O amor por saber, ouvir, conhecer histórias é ancestral, milenar e está sobejamente registado e reconhecido. Do Gilgamesh ao Édipo Rei, do cristianismo ao budismo, a civilização ocidental (e não só) está pejada de histórias que coabitam com uma harmonia sem par. Esta tradição quase biológico-patológica viajou até nós, até ao presente, e connosco há-de prosseguir, cravada na carne, até ao futuro mais longínquo, acompanhando a humanidade na sua própria existência.
Não é, portanto, por acaso que páginas como a Humans of New York têm sucessos esmagadores nos dias que correm. Demonstrando uma verdade grandiosa com recurso a um país europeu minúsculo: há poucos dias, foi reeditada a obra Levante-se o Réu, um livro escrito por Rui Cardoso Martins que está repleto de episódios rocambolescos saídos das salas de audiência dos tribunais portugueses. Nele, percebemos que existem muitas notícias nos subterrâneos da sociedade, muito para além daquelas que nos chegam através dos media.
Mas as boas histórias não têm necessariamente de ser verdadeiras. Diz, e bem, o Stephen King que a “boa ficção é a que tem verdade dentro da mentira”. A ficção auxilia-nos na medida em que aprendemos a colocar-nos dentro da roupa do nosso semelhante. Obriga-nos a colocar a pertinente questão: o que faria eu se estivesse no lugar de fulano?

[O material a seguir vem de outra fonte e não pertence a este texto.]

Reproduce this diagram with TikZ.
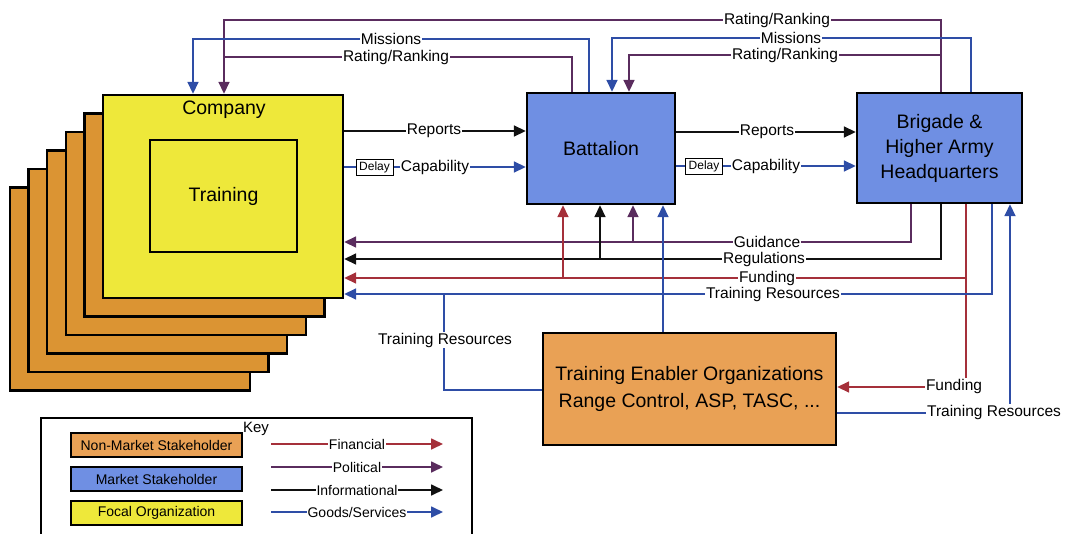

É este o ponto-chave na nossa apetência (sobre)humana de apreciar, compreender e amar histórias – sejam elas nossas ou alheias. Compadecemo-nos perante as realidades que, de outro modo, nos escapariam. E, assim, descobrimos novas formas de cooperação e, em última análise, de sobrevivência. Porque é disto que se trata: sobreviver. A nossa existência assenta na capacidade de crença em histórias. Levada ao extremo, esta ideia permite-nos perceber como acreditamos na possibilidade de dar valor real a pedaçoes de papel manchado a que damos o nome de dinheiro, a riscos sarapintados em alcatrão a que chamamos de regras de trânsito ou a desenhos imperceptíveis que lemos como mapas. Mais importante que isso, com histórias sabemos viver melhor. Sabemos ser melhores. Ouçamo-nos uns aos outros e sejamos mais humanos. Juntos.